The older I got, the more of a reputation I had. People came up to our table all the time. There were a lot of people there who were well-known writers, and whoever had a reputation, people at the Loup did not hesitate to come up and say, “I’m such a fan of yours.” I don’t mind that kind of thing as long as it’s not intrusive, and at Café Loup the people who came up to you were more sophisticated than that. They were very often your peers, or you in a different environment. That was very self-evident in the clientele. You looked around and always felt you were in the presence of educated, middle-class, intelligent readers. That was who went. As I got older, the people at Café Loup got younger but the atmosphere essentially did not change.

I’d usually have dinner there with a single person, and we’d sit at those tables against the wall. I had dinner there many times with my friend Phillip Lopate, and I had dinner with Susan Brownmiller there a number of times, too. Martin Duberman was a friend I’d go there with. Sometimes you’d be talking about someone — maybe a book of theirs had been published or reviewed and you were gossiping about the review — and then suddenly there they would be, walking into the restaurant.

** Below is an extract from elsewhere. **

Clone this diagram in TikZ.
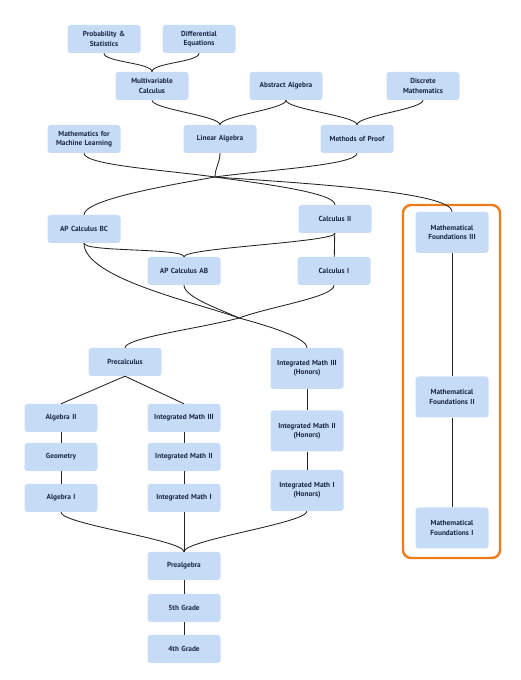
\documentclass[tikz,border=0pt]{standalone}
\usepackage{fontspec}
\setmainfont{PT Sans}
\usepackage{tikz}
\usetikzlibrary{positioning}

\definecolor{boxblue}{RGB}{198,220,246}
\definecolor{textnavy}{RGB}{26,38,66}
\definecolor{lineblack}{RGB}{35,35,35}
\definecolor{frameorange}{RGB}{238,125,25}

\begin{document}
\begin{tikzpicture}[x=1pt, y=1pt]


\tikzstyle{node_style} = [rectangle, rounded corners=3pt, fill=boxblue, text=textnavy, minimum width=73pt, minimum height=28pt, text width=72pt, align=center, inner sep=0.5pt, font=\fontsize{7.3}{9.3}\selectfont\bfseries]

\tikzstyle{tall_style} = [node_style, minimum height=41pt]

\tikzstyle{edge_style} = [draw=lineblack, line width=0.85]

\tikzstyle{bend_style} = [out=-90, in=90, out distance=9pt, in distance=9pt]

\tikzstyle{frame_style} = [draw=frameorange, line width=2.4, rounded corners=8pt, minimum width=97pt, minimum height=353pt]

\useasboundingbox (0,0) rectangle (520,680);

\node[node_style] (prob) at (104, 641) {Probability \&\\Statistics};
\node[node_style] (diffeq) at (199, 641) {Differential\\Equations};
\node[node_style] (multivar) at (152, 594) {Multivariable\\Calculus};
\node[node_style] (absalg) at (286, 594) {Abstract Algebra};
\node[node_style] (discrete) at (423, 594) {Discrete\\Mathematics};
\node[node_style] (mlearn) at (84, 541) {Mathematics for\\Machine Learning};
\node[node_style] (linalg) at (220, 541) {Linear Algebra};
\node[node_style] (proof) at (357, 541) {Methods of Proof};

\node[node_style] (apbc) at (84, 451) {AP Calculus BC};
\node[node_style] (calc2) at (335, 461) {Calculus II};
\node[node_style] (apab) at (184, 409) {AP Calculus AB};
\node[node_style] (calc1) at (334, 409) {Calculus I};

\node[node_style] (precalc) at (125, 318) {Precalculus};
\node[tall_style] (imh3) at (307, 311.5) {Integrated Math III\\(Honors)};
\node[tall_style] (imh2) at (307, 249) {Integrated Math II\\(Honors)};
\node[tall_style] (imh1) at (307, 189.5) {Integrated Math I\\(Honors)};

\node[node_style] (alg2) at (61, 262) {Algebra II};
\node[node_style] (geom) at (61, 223) {Geometry};
\node[node_style] (alg1) at (61, 182) {Algebra I};
\node[node_style] (im3) at (184, 262) {Integrated Math III};
\node[node_style] (im2) at (184, 223) {Integrated Math II};
\node[node_style] (im1) at (184, 182) {Integrated Math I};

\node[node_style] (prealg) at (184, 114) {Prealgebra};
\node[node_style] (grade5) at (184, 72) {5th Grade};
\node[node_style] (grade4) at (184, 31) {4th Grade};

\node[frame_style] (found_box) at (451.5, 298.5) {};
\node[tall_style] (mf3) at (452, 447.5) {Mathematical\\Foundations III};
\node[tall_style] (mf2) at (452, 283) {Mathematical\\Foundations II};
\node[tall_style] (mf1) at (452, 152) {Mathematical\\Foundations I};

\coordinate (hub_top) at (215, 503);
\coordinate (hub_mid) at (239, 362);


\draw[edge_style]  (prob.south) edge[bend_style] (multivar.north);
\draw[edge_style]  (diffeq.south) edge[bend_style] (multivar.north);
\draw[edge_style]  (multivar.south) edge[bend_style] (linalg.north);
\draw[edge_style]  (absalg.south) edge[bend_style] (linalg.north);
\draw[edge_style]  (absalg.south) edge[bend_style] (proof.north);
\draw[edge_style]  (discrete.south) edge[bend_style] (proof.north);

\draw[edge_style]  (mlearn.south) edge[out=-90, in=172, out distance=12pt, in distance=50pt] (hub_top);
\draw[edge_style]  (linalg.south) edge[bend_style] (hub_top);
\draw[edge_style]  (proof.south) edge[out=-90, in=8, out distance=12pt, in distance=50pt] (hub_top);
\draw[edge_style]  (hub_top) edge[out=190, in=90, out distance=50pt, in distance=15pt] (apbc.north);
\draw[edge_style]  (hub_top) edge[out=-8, in=90, out distance=50pt, in distance=12pt] (calc2.north);
\draw[edge_style]  (hub_top) edge[out=-4, in=90, out distance=90pt, in distance=20pt] (mf3.north);

\draw[edge_style]  (apbc.south) edge[bend_style] (apab.north);
\draw[edge_style]  (calc2.south) edge[bend_style] (apab.north);
\draw[edge_style]  (calc2) edge (calc1);

\draw[edge_style]  (apbc.south) edge[out=-90, in=160, out distance=35pt, in distance=45pt] (hub_mid);
\draw[edge_style]  (apab.south) edge[out=-90, in=155, out distance=12pt, in distance=20pt] (hub_mid);
\draw[edge_style]  (calc1.south) edge[out=-90, in=20, out distance=12pt, in distance=35pt] (hub_mid);
\draw[edge_style]  (hub_mid) edge[out=195, in=90, out distance=40pt, in distance=10pt] (precalc.north);
\draw[edge_style]  (hub_mid) edge[out=-15, in=90, out distance=30pt, in distance=10pt] (imh3.north);

\draw[edge_style]  (precalc.south) edge (alg2.north);
\draw[edge_style]  (precalc.south) edge (im3.north);
\draw[edge_style]  (alg2) edge (geom);
\draw[edge_style]  (geom) edge (alg1);
\draw[edge_style]  (im3) edge (im2);
\draw[edge_style]  (im2) edge (im1);
\draw[edge_style]  (imh3) edge (imh2);
\draw[edge_style]  (imh2) edge (imh1);

\draw[edge_style]  (alg1.south) edge[out=-90, in=90, out distance=12pt, in distance=12pt] (prealg.north);
\draw[edge_style]  (im1) edge (prealg);
\draw[edge_style]  (imh1.south) edge[out=-90, in=90, out distance=12pt, in distance=12pt] (prealg.north);
\draw[edge_style]  (prealg) edge (grade5);
\draw[edge_style]  (grade5) edge (grade4);

\draw[edge_style]  (mf3) edge (mf2);
\draw[edge_style]  (mf2) edge (mf1);


\end{tikzpicture}
\end{document}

Almost every single time I ate at Café Loup — which increased many, many times over the years — I always met somebody I knew. All kinds of writers gathered there, and after the New School’s many writing events, everyone would troop over to Café Loup. When you were there, you didn’t feel you were among people who were concerned with making money. There was nothing of the fashionable sense of New York there — no computers or Wall Street types at all.

The food was ordinary. It was edible. There was nothing distinctive about it except for the chocolate pudding. It was delicious. I remember my mother making chocolate pudding from the package when we were children, and the chocolate pudding at Café Loup brought it all back to me.